Unos paneles con fotografías antiguas nos cuentan la historia de “La rebelión de los viticultores del Languedoc” entre marzo y junio de 1907. El conflicto, también conocido como “La rebelión de los harapientos”. El conflicto se exacerbó con el amotinamiento de los soldados del 17º Regimiento de Infantería acantonado en Béziers, que había sido enviado para sofocar la rebelión, en un episodio que me hace evocar Senderos de gloria. Aquel regimiento que se había cubierto de gloria en Austerlitz fue severamente purgado y en la I Guerra Mundial lo utilizaron como carne de cañón. Para evitar en el futuro este tipo de confraternización entre los soldados y las comunidades en las que habían sido reclutados, las autoridades dispusieron que en el futuro los reclutas siempre servirían en unidades alejadas de sus lugares de origen.

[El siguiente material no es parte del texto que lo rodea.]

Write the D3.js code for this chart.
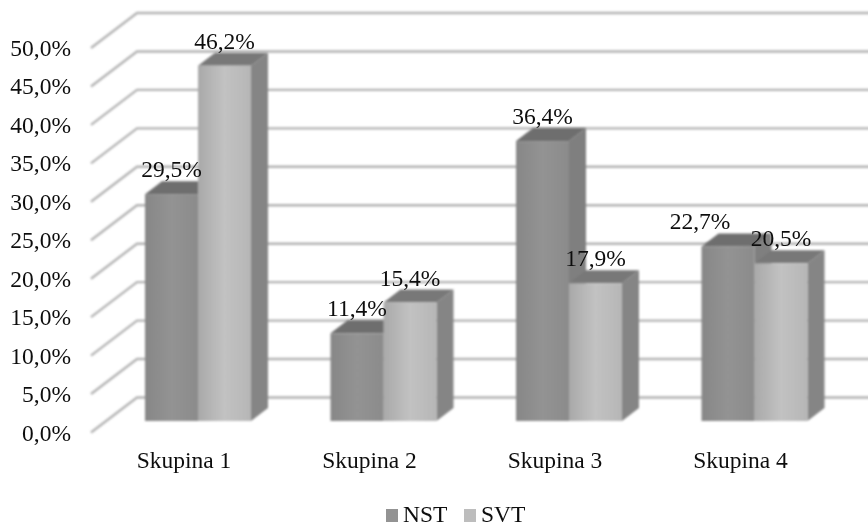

La mención a Béziers llevó mi imaginación a la Cruzada Albigense. Un enviado papal que había sido abad de Poblet y de Citeaux, la casa madre del Císter, Arnaud Amalric, fue preguntado por sus huestes cómo distinguir en Béziers a los herejes albigenses de quienes habían perseverado en la ortodoxia católica. Su respuesta, se non vera, ben trovata, ha pasado a la posteridad: “Matadlos a todos. Dios sabrá reconocer a los suyos”. Ya como arzobispo de Narbona y por ende uno de los señores feudales más poderosos del sur de Francia acudió con otros señores feudales y caballeros ultramontanos al llamamiento de la Cruzada para ayudar a Alfonso VIII de Castilla a detener la amenaza almohade. En la mente de Amalric albigenses y almohades estaban fundidos como avatares del mismo mal absoluto e incluso proclamó públicamente que había un acuerdo entre ellos para terminar con la Cristiandad católica. Cuando se convocó la Cruzada no dudó en unirse a ella para ayudar a sus hermanos, los Freires de la Orden de Calatrava, que seguían los preceptos de la Regla del Císter. Tras el triunfo aplastante del ejército de Alfonso VIII y sus aliados (navarros, aragoneses, caballeros ultramontanos, milicias concejiles, contingentes de las órdenes militares, mesnadas señoriales) fue precisamente al Arzobispo de Narbona a quien se le ocurrió bautizar la batalla de la Mesa del Rey del 16 de julio de 1212 como el nombre con el que ha pasado a la historia, la batalla de “Las Navas de Tolosa”, sirviéndose de un topónimo menor de la zona de la batalla para unir en el imaginario colectivo esta batalla contra los almohades con el epicentro de la herejía albigense: el Condado de Tolosa.